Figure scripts
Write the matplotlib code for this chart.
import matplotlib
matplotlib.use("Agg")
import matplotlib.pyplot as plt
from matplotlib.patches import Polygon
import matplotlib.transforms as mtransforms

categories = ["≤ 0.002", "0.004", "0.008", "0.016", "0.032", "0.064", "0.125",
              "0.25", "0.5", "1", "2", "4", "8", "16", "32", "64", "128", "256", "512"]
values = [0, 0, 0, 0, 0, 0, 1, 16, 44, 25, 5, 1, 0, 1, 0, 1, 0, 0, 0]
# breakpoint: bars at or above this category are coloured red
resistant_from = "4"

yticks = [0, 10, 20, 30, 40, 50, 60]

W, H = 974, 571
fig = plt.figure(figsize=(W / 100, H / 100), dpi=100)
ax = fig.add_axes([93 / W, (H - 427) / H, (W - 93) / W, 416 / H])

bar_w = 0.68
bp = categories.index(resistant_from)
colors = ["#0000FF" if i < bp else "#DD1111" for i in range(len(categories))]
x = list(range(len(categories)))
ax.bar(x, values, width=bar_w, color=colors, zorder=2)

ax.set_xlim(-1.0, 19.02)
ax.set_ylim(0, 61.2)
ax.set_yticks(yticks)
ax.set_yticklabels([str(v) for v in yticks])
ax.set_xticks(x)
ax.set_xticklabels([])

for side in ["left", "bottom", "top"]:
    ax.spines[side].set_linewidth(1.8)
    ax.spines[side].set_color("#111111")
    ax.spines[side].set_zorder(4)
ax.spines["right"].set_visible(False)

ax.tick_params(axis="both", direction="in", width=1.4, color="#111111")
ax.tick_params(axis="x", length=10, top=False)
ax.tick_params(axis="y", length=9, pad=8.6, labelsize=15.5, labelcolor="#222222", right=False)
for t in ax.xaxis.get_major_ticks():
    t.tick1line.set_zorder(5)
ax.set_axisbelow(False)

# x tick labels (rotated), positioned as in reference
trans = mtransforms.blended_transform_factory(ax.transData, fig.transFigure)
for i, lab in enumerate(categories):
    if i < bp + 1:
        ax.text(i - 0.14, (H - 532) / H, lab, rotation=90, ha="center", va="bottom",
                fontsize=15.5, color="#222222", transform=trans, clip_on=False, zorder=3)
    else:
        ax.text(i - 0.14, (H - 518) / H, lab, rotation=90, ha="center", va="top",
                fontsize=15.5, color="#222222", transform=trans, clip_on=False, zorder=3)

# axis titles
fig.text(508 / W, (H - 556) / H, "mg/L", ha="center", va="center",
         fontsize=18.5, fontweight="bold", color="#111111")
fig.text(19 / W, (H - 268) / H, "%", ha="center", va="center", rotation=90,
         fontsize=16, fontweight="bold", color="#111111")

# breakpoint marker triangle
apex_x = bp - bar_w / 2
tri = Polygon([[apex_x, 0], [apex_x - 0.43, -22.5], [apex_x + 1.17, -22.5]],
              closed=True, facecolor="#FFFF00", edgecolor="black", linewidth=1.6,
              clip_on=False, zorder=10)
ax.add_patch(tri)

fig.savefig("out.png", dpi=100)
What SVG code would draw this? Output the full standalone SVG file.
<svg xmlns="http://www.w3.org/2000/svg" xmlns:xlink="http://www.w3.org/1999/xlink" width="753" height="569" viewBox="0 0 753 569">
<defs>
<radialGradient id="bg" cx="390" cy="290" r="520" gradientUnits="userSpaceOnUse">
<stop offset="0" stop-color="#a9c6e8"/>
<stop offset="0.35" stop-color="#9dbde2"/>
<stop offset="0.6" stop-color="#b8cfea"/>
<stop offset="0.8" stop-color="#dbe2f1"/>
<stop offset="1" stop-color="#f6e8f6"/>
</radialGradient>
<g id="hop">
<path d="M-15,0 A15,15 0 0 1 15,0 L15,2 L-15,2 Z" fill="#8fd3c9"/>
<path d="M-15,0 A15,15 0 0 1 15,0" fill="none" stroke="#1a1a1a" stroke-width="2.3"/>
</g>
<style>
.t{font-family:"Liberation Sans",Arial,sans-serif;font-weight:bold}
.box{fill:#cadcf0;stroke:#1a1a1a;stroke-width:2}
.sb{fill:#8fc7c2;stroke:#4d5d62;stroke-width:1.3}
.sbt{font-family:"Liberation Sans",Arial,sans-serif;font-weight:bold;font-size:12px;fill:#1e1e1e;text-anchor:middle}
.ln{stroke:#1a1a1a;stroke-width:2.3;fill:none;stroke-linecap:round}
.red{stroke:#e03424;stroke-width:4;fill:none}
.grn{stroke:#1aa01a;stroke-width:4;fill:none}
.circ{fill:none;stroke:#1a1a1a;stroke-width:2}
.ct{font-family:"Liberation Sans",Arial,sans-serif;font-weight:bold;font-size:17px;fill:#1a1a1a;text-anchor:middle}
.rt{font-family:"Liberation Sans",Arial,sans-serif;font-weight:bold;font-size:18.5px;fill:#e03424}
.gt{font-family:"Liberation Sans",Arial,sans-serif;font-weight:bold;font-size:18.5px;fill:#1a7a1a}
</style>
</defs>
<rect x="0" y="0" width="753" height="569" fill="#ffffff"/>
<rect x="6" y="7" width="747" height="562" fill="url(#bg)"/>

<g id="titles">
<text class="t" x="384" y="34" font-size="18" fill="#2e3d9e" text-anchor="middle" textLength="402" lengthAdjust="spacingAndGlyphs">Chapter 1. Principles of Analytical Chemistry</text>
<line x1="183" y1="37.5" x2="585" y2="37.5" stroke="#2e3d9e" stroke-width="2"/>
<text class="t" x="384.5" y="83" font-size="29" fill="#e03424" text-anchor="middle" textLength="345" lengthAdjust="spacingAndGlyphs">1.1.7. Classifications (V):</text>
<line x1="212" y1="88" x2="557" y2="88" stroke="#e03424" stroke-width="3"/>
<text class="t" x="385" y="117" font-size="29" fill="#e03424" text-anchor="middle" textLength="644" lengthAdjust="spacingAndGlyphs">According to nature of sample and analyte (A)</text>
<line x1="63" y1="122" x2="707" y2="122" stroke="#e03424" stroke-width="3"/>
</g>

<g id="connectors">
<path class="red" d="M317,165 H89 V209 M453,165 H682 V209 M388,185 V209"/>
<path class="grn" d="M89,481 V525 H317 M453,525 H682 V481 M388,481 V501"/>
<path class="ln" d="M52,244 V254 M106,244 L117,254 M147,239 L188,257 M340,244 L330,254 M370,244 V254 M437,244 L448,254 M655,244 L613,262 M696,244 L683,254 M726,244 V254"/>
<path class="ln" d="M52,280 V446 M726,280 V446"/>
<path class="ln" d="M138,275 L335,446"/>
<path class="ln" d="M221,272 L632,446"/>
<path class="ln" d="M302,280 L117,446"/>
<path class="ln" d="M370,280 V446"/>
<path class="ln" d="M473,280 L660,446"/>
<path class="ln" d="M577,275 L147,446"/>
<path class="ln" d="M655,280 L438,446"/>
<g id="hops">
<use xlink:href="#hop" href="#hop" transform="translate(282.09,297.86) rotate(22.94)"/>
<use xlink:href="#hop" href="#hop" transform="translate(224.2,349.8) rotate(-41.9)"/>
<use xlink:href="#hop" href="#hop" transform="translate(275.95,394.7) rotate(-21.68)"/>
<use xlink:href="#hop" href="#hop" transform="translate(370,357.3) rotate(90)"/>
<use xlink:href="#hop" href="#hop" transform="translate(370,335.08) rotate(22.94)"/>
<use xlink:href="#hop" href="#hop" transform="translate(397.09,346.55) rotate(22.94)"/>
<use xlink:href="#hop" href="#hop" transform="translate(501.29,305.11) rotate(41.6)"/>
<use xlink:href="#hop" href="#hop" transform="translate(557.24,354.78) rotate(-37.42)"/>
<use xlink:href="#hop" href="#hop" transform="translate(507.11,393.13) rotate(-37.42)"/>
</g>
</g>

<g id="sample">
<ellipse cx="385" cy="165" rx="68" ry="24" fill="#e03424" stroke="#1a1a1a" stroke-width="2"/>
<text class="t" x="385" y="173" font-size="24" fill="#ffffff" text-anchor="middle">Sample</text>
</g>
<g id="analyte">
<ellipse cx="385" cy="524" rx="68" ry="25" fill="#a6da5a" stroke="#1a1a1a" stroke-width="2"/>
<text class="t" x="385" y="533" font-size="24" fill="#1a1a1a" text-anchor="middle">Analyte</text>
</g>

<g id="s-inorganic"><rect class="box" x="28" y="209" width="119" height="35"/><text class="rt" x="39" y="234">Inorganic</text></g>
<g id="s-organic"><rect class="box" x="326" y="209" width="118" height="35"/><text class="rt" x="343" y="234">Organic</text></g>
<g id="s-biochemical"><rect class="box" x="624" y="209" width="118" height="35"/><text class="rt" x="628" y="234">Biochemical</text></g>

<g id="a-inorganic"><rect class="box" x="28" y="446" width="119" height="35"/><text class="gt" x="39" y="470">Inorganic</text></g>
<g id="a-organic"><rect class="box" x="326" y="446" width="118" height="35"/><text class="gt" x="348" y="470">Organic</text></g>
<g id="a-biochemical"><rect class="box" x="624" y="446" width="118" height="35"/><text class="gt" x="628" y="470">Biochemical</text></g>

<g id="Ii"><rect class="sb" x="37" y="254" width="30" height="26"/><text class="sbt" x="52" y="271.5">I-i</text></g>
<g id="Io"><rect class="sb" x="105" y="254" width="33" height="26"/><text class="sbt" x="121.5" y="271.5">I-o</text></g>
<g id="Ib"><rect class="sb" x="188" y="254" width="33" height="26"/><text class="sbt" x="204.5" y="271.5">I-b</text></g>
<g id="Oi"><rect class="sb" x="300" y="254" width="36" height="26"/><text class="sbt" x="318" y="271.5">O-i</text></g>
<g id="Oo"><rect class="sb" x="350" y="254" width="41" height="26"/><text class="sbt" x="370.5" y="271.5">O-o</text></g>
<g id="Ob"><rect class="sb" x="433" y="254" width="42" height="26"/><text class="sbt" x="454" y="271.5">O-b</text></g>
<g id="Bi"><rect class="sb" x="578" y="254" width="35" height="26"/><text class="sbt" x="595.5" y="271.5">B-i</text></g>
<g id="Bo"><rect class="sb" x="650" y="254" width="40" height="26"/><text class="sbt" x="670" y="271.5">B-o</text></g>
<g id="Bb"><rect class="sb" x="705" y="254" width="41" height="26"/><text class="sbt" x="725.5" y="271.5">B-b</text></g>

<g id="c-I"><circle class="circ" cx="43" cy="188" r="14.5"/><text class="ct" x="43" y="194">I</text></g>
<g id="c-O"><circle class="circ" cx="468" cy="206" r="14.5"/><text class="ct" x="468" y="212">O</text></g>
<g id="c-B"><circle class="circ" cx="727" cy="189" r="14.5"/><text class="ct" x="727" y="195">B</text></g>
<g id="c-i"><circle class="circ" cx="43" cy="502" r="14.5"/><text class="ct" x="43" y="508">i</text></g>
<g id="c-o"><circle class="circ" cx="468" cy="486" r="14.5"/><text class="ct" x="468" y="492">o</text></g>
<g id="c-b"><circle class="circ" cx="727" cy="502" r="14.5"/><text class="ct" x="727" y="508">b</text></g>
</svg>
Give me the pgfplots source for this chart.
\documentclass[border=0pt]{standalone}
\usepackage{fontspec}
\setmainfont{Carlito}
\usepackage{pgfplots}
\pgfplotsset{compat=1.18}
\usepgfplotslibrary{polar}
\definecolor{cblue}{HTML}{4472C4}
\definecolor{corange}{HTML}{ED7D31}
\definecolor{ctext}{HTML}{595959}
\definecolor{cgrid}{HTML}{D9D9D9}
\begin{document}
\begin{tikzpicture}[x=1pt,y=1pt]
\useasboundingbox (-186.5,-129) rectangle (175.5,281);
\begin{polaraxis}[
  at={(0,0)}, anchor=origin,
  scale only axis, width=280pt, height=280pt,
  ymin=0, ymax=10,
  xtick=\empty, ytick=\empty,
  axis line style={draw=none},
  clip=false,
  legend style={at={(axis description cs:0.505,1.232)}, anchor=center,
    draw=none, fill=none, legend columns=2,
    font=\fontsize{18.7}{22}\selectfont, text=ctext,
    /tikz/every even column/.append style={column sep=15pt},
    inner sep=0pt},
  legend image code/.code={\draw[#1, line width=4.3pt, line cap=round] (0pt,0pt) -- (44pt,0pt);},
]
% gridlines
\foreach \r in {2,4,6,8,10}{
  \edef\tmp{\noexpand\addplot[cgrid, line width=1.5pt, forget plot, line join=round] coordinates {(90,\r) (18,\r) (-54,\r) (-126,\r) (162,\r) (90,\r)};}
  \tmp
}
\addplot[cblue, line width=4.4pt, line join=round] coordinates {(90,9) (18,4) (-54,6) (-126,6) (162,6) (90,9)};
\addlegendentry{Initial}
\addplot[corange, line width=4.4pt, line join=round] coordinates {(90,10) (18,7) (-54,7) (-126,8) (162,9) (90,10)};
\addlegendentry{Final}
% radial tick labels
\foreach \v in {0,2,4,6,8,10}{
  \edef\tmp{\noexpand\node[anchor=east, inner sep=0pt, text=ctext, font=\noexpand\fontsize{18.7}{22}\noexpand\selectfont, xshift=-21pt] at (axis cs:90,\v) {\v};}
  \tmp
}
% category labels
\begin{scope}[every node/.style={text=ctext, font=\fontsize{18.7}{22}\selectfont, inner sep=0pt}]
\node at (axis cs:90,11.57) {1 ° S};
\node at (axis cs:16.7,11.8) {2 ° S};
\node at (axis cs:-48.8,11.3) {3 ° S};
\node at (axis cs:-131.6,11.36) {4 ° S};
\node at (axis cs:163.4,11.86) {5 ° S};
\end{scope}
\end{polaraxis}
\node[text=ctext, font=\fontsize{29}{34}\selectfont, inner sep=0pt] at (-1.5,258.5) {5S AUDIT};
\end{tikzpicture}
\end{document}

:: Task requirements ::
Reproduce exactly, and only, the lines from the start of the entries through the one that contains "yticks = [0, 10, 20, 30, 40, 50, 60]".

:: Answer to this exercise ::
Write the matplotlib code for this chart.
import matplotlib
matplotlib.use("Agg")
import matplotlib.pyplot as plt
from matplotlib.patches import Polygon
import matplotlib.transforms as mtransforms

categories = ["≤ 0.002", "0.004", "0.008", "0.016", "0.032", "0.064", "0.125",
              "0.25", "0.5", "1", "2", "4", "8", "16", "32", "64", "128", "256", "512"]
values = [0, 0, 0, 0, 0, 0, 1, 16, 44, 25, 5, 1, 0, 1, 0, 1, 0, 0, 0]
# breakpoint: bars at or above this category are coloured red
resistant_from = "4"

yticks = [0, 10, 20, 30, 40, 50, 60]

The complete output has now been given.